Second Level Answering Machine Detection
The second level in answering machine detection is the pre-recorded voice played by the answering machine. If you would take a close look on how a live person answers a call, you would notice that 95 percent of live person would start the call with the word "hello" or "surname's residence" or "company name, hello", whatever it is, a live person on the other line would start the call with 1-3 words then waits for a reply. Answering machines however would have a pre-recorded voice with more than 3 words then ends with a beep or tone. This is how the second level answering machine detection works. It first determines the initial voice length of the caller which is about 1-2 seconds followed by the silence where the caller waits for the reply. The second level answering machine detection of course would fail if the called person has a noisy environment.
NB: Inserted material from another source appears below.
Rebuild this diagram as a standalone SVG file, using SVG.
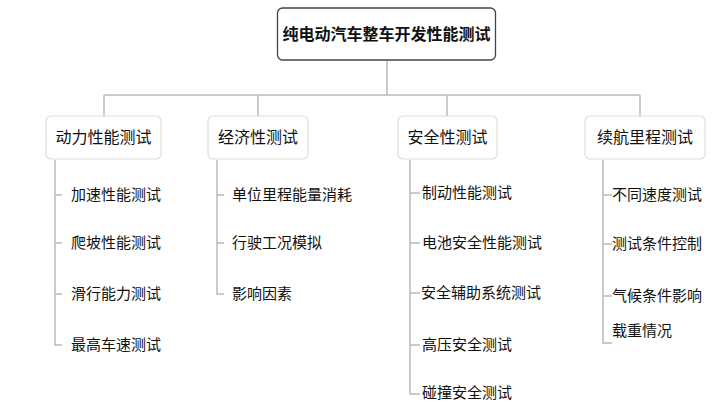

For example if the called person is watching TV or listening to radio, the answering machine wouldn't detect the silent background and would interpret the noise it receives from the TV or radio as the callers voice. Second level answering machine detection is more delicate in the field of answering machine detection even though only a small fraction of calls would be detected wrongly because the calls it can detect wrongly are that of live ones. This would cause an increase in call abandon without the pbx system knowing it. Many countries already have strict guideliness in call abandonment and using second level answering machine detection might cause your system to do more harm than good. Also second level answering machine detection requires to analyze first the initial voice of the called party before it can pass the live calls to an agent. This would cause a delay of anywhere from 1-3 seconds before the the called party is transferred to the agent and can initially irate the called party. Also, if the called party has been recieving a lot of call center calls, chances are, it already knows that a delay in calls would mean the call is from a call center thus lowering the chances of conversions (sale).

Third Level Answering Machine Detection
Third level answering machine detection works by analyzing the initial response from the called party and determining if there is a beep or a tone. It tags a call as answering machine if it recognizes a beep or a tone from the initial response of the called party. Third level answering machine detection wouldn't fail as easily as the first and second level but it also requires analyzation of the initial response of the called party and again would cause a delay of anywhere from 1-3 seconds before the called party is transferred to the agent.

There may still be other ways to detect if a call is an answering machine or not but this three levels discussed here are mostly what predictive dialers or pbx system uses. If you are building a system with answering machine detection, you have to put in mind that accuracy and speed is more important than higher detection ratio. If your system is not sure if a call is an answering machine or not, always pass it to the agent and let him determine the call.